*Instructions for the task*: Copy only what lies from the line containing "Recreate this image" through the line containing "Serif, Times New" in the entries below, keeping both end lines exact and dropping every picture.

*Given entries*:
═══

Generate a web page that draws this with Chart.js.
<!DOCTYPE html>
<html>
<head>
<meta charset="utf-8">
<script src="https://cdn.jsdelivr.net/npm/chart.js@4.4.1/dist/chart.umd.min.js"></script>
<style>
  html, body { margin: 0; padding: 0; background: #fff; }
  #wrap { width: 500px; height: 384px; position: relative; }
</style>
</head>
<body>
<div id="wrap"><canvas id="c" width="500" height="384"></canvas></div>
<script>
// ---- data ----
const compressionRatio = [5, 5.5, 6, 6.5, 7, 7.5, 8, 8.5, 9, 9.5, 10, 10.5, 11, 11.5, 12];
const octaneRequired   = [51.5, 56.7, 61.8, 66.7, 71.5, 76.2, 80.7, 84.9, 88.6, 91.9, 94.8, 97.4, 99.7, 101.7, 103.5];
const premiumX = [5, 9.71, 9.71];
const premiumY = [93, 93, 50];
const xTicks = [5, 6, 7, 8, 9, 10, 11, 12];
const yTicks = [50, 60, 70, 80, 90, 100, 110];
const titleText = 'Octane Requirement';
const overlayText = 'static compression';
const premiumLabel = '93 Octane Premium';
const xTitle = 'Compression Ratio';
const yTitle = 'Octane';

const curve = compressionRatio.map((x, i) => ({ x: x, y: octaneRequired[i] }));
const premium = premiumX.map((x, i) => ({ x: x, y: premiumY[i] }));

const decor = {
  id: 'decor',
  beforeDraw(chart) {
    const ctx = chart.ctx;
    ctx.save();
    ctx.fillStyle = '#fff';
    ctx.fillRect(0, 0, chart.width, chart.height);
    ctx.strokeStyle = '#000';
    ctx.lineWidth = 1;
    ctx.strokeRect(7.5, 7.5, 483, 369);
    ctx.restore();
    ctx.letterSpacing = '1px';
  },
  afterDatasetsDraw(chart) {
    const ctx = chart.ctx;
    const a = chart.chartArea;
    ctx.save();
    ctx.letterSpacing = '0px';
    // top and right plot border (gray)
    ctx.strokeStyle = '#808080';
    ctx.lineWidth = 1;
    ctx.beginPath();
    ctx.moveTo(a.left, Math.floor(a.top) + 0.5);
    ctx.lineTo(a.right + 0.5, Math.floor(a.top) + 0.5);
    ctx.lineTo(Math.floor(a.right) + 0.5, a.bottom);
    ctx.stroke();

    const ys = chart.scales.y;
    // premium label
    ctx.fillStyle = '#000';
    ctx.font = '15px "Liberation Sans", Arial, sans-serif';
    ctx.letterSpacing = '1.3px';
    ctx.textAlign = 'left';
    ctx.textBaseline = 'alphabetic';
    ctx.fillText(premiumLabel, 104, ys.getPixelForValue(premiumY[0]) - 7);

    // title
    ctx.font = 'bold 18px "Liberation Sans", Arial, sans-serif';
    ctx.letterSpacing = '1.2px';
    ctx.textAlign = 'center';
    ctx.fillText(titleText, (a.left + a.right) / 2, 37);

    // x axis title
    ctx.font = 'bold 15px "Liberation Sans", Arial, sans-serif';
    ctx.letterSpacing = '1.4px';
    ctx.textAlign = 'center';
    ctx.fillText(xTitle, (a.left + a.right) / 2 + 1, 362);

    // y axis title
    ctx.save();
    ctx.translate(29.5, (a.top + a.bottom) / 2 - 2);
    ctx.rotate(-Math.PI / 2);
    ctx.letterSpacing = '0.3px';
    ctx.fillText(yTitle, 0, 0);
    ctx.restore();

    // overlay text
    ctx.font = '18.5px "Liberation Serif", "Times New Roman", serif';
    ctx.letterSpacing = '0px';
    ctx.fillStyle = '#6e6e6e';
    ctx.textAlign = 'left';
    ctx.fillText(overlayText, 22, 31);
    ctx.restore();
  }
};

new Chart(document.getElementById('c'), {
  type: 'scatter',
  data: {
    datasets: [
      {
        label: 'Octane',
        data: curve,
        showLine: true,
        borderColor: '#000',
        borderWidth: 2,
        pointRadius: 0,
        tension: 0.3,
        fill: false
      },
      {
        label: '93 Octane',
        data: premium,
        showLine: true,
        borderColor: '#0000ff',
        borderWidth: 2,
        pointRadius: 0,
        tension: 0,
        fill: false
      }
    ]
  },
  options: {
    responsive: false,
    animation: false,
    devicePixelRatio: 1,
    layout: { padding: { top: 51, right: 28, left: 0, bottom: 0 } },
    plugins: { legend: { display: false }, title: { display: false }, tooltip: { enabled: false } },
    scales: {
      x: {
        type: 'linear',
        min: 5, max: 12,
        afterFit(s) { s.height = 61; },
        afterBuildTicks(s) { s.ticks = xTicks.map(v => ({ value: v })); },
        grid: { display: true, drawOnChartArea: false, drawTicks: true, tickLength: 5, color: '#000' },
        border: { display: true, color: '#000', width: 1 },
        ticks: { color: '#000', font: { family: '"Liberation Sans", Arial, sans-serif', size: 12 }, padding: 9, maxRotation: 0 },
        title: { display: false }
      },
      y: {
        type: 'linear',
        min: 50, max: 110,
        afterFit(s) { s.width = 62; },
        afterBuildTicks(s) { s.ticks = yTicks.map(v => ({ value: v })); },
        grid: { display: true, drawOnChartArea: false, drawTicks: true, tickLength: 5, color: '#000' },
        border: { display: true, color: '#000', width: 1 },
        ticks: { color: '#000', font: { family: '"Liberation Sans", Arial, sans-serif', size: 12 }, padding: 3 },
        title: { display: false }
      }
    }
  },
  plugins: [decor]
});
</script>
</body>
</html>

═══

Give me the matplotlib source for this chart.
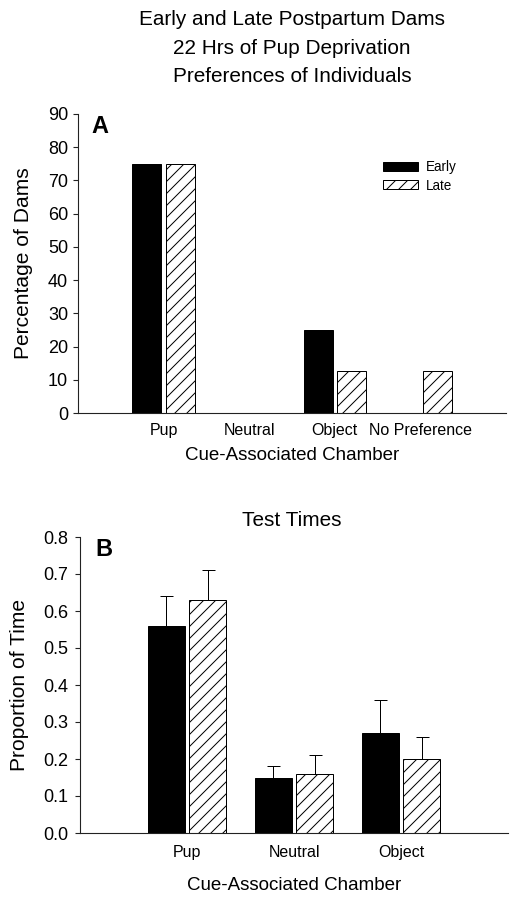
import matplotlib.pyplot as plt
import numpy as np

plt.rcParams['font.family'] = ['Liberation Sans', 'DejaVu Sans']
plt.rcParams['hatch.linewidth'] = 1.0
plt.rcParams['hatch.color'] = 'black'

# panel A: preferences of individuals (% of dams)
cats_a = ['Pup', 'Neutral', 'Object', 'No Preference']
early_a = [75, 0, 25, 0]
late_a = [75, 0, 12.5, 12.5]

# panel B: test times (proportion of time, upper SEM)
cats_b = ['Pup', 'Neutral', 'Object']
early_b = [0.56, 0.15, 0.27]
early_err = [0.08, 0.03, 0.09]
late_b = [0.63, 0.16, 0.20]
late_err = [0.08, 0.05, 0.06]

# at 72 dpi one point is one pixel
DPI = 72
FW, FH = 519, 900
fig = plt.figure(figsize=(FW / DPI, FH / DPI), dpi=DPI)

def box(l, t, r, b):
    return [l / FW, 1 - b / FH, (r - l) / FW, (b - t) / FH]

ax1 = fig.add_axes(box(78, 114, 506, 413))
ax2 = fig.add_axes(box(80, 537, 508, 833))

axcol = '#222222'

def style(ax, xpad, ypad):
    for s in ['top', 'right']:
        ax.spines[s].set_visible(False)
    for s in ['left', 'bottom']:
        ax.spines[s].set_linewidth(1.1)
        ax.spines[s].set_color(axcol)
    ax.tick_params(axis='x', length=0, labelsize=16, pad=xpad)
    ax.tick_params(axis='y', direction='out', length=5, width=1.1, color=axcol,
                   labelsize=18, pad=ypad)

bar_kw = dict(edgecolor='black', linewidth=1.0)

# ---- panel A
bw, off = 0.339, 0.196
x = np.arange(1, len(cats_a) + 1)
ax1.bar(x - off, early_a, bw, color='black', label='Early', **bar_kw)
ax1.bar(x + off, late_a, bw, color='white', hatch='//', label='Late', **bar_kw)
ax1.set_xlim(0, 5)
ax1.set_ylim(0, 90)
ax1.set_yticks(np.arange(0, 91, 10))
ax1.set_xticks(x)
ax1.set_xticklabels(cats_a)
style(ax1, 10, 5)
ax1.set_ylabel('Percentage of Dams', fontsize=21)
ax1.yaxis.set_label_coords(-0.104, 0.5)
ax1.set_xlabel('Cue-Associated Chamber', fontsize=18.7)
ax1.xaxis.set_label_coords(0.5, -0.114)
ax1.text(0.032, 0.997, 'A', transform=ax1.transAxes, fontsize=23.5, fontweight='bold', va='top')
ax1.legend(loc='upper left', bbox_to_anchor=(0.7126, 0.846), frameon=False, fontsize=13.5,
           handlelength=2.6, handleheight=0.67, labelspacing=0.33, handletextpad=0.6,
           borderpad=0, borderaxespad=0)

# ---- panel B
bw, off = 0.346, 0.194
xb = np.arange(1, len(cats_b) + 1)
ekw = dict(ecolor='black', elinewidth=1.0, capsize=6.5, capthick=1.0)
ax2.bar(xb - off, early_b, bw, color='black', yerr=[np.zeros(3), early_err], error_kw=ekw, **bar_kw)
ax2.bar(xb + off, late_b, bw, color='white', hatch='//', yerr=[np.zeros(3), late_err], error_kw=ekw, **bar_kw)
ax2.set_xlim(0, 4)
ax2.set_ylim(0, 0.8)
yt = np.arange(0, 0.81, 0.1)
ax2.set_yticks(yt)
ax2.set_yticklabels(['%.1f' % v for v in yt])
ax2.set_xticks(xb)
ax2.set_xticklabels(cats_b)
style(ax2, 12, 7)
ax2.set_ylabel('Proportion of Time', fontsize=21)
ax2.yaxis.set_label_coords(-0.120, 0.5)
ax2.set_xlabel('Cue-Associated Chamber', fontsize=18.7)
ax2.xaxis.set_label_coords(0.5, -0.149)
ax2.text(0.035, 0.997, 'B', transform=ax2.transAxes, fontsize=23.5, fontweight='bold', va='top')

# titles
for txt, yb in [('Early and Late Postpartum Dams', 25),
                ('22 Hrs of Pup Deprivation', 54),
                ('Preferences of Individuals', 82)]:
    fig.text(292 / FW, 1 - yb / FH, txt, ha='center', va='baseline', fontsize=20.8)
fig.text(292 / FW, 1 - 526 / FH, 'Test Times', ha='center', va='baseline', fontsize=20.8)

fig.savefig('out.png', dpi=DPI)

═══

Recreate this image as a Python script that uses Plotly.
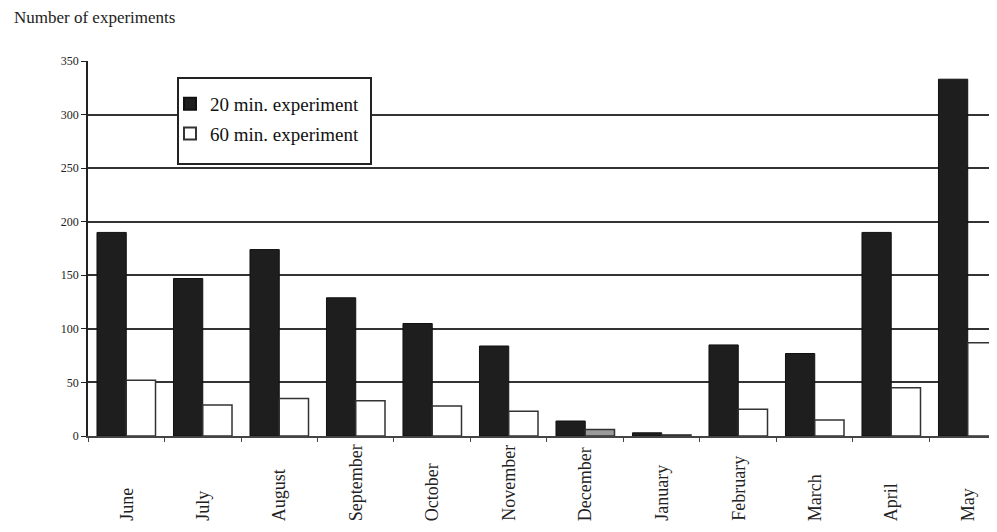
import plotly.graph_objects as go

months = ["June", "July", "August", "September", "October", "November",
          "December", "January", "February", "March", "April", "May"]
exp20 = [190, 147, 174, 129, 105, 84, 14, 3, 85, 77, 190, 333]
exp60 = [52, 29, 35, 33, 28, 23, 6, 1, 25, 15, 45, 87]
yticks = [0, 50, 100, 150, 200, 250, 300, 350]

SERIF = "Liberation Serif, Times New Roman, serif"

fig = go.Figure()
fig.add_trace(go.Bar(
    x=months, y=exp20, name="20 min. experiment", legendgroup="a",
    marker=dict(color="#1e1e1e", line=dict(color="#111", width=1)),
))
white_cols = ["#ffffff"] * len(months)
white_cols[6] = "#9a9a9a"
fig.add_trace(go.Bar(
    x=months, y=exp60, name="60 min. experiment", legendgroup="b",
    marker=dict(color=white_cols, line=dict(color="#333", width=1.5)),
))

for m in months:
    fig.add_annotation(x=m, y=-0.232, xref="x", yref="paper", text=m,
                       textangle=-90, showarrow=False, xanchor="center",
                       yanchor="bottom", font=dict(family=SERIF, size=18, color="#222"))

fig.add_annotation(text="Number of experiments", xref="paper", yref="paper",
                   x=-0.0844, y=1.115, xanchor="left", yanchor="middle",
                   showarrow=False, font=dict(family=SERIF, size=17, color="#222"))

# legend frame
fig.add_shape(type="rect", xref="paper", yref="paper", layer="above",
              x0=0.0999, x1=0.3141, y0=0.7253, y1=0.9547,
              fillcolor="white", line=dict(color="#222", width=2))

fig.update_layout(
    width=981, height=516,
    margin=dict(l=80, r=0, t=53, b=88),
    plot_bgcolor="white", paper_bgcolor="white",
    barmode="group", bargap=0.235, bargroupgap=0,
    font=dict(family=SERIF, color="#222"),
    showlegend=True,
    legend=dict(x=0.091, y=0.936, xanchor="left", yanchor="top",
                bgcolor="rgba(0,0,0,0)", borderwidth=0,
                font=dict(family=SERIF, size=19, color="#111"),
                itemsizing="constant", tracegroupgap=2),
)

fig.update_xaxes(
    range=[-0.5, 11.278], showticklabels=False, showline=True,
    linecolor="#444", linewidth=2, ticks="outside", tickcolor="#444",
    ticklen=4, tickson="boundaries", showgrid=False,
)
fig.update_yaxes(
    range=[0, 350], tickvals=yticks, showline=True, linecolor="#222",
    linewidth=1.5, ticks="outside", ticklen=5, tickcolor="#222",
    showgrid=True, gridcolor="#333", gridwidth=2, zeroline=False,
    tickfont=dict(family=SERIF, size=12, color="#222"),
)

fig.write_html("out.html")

═══

*Output for this exercise*:
Recreate this image as a Python script that uses Plotly.
import plotly.graph_objects as go

months = ["June", "July", "August", "September", "October", "November",
          "December", "January", "February", "March", "April", "May"]
exp20 = [190, 147, 174, 129, 105, 84, 14, 3, 85, 77, 190, 333]
exp60 = [52, 29, 35, 33, 28, 23, 6, 1, 25, 15, 45, 87]
yticks = [0, 50, 100, 150, 200, 250, 300, 350]

SERIF = "Liberation Serif, Times New Roman, serif"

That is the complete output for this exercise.